ParallelFor is a function that takes in 4 arguments - nx, ny, nz and the function that will be offloaded to the GPU device. DEVICE is a macro which is defined as __device__ when using GPU or expands to blank space when using pure CPU. Similary there is a macro for HOST which is __host__ or blank space depending on if we are using a GPU or CPU. See GPUMacros.H for the definitions. Note that the function that is to be offloaded to the device is written as a lambda function with the variables captured by value using the capture clause [=]. There are two implementations of the ParallelFor function - one each in the header file ParallelForCPU.H and ParallelForGPU.H, and a #ifdef in the main function ParallelFor.cpp is used to choose which implementation to use depending on if we are using a CPU or a GPU.

The need for a custom data type

Another change that will be needed in already written codes to make them GPU-enabled is discussed in this section. The variables - vel, pressure, within the function that needs to be offloaded to the device - test_function, are captured by value in ParallelFor using the capture clause [=], and this necessitates the variables to have the const qualifier in the definition of the function as below.

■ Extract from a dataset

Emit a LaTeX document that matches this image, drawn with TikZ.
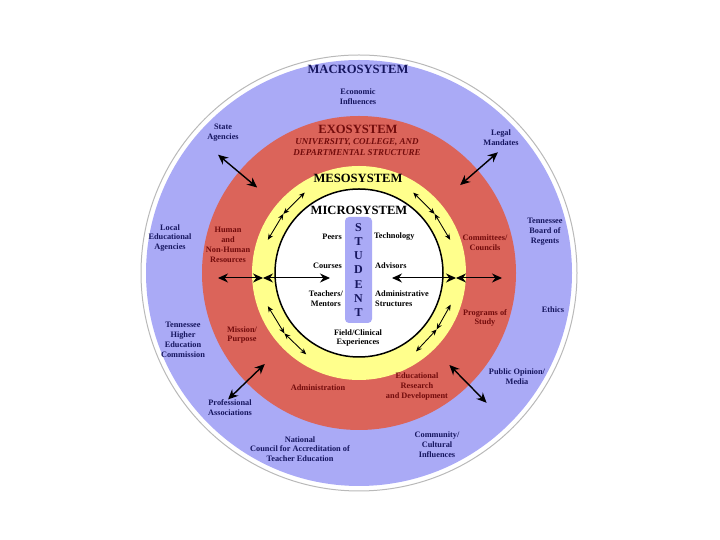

inline void test_function(int i, int j, int k,
                          Array4<double> const &vel,
                          Array4<double> const &pressure) {
    vel(i, j, k) = i+j+k;
    pressure(i,j,k) = 2*i*j;
}

If the variables were of the standard types such as an n-dimensional array for example, and are const, then they cannot be modified inside the function. Hence, the trick is to create a struct Array4, for the variables, and overload the parantheses operator () as in Array4.H. This allows values of these Array4 variables to be modified inside the function. Notice how the variables are accessed in a fortran style - vel(i,j,k). A class MultiFab is defined in MultiFab.H, with a member function array that returns an Array4 object on invoking. The class uses cudaMallocManaged or malloc to allocate the variables based on if we use GPU or CPU respectively. cudaMallocManaged allocates the variable in the managed (unified) memory which is accessible by both the host (CPU) and the device (GPU), hence preventing the need to create variables on the device and explicitly copying the variables from the host to the device (as opposed to cudaMalloc which allocates variables only on the device). This approach is an easy start to GPU-enable codes already written for CPU with MPI and OpenMP. The use of unified memory makes CUDA-aware MPI possible. One MPI rank offloading work to one GPU is a good start to GPU-enabling already written codes.
Hence, the other change that will be needed to GPU-enable an existing CPU code is to define the variables using the class and struct as described above as

MultiFab velfab(nx, ny, nz);
auto vel = velfab.array();

Explanation of the GPU kernel launch

NVIDIA page for introduction to CUDA is a very good read.
Kernels are functions that are launched on the GPU device. CUDA kernel launches are asynchronous (i.e. non-blocking). ParallelForGPU.H contains the implementation of the templated ParallelFor function for GPU using CUDA. It calls a macro - LAUNCH_KERNEL which launches the kernel with a specified number of threads, and the number of blocks being automatically determined, and with stream and shared memory (optionally). A grid-stride loop is used so that cases with the data array size exceeding the total number of threads (which is equal to the stride inside the for-loop, equal to numThreadsPerBlock (i.e. blockDim.x) x numThreadsPerBlock (i.e. gridDim.x)) are automatically handled, and this results in a flexible kernel. The function launched by the kernel looks as below and call_f will call the function which does the computation inside the nested for-loops - test_function in this case. The templated function ParallelFor launches the kernel

template<class L>
void ParallelFor(int nx, int ny, int nz, L &&f){
        std::cout << "Launching kernel " << "\n";
        int len_xy = nx*ny;
        int len_x = nx;
        int ncells = nx*ny*nz;
        int numBlocks = (std::max(ncells,1) + GPU_MAX_THREADS - 1 )/GPU_MAX_THREADS;
        int numThreads = GPU_MAX_THREADS;
        std::cout << "Launching " << numBlocks << " blocks " << "\n";
        LAUNCH_KERNEL(GPU_MAX_THREADS, numBlocks, numThreads, 0,
            [=] DEVICE () noexcept{
            for(int icell = blockDim.x*blockIdx.x+threadIdx.x, stride = blockDim.x*gridDim.x;
            icell < nx*ny*nz; icell += stride){
                int k = icell/len_xy;
                int j = (icell - k*len_xy)/len_x;
                int i = (icell - k*len_xy - j*len_x);
                call_f(f, i, j, k);
            }
        });
}

A one-dimensional layout of the threads is used and the i, j, k indices are determined using the oned_index (icell in the code above) = nx ny x k + j x nx + i. GPU_MAX_THREADS is the maximum number of threads per block, and that is fixed to be 512 (The limits for CUDA 2.0+ for threads per block is 1024 and blocks per grid is 65536). In the above example, GPU_MAX_THREADS is the number of threads launched per block.

Determining the number of blocks

The line in the code that determines the number of blocks is

int numBlocks = (std::max(ncells,1) + GPU_MAX_THREADS - 1 )/GPU_MAX_THREADS;

In this example, we use GPU_MAX_THREADS=512, and hence the number of threads per block is 512, and ncells=nx ny nz is the size of the data that is offloaded onto the device. Hence, if we have 1<=ncells<=512, we need only 1 block. If ncells=513, then we need 2 blocks - 512 threads in one block and 1 thread in the next (not an efficient usage, just an example). This is what the above line of code does.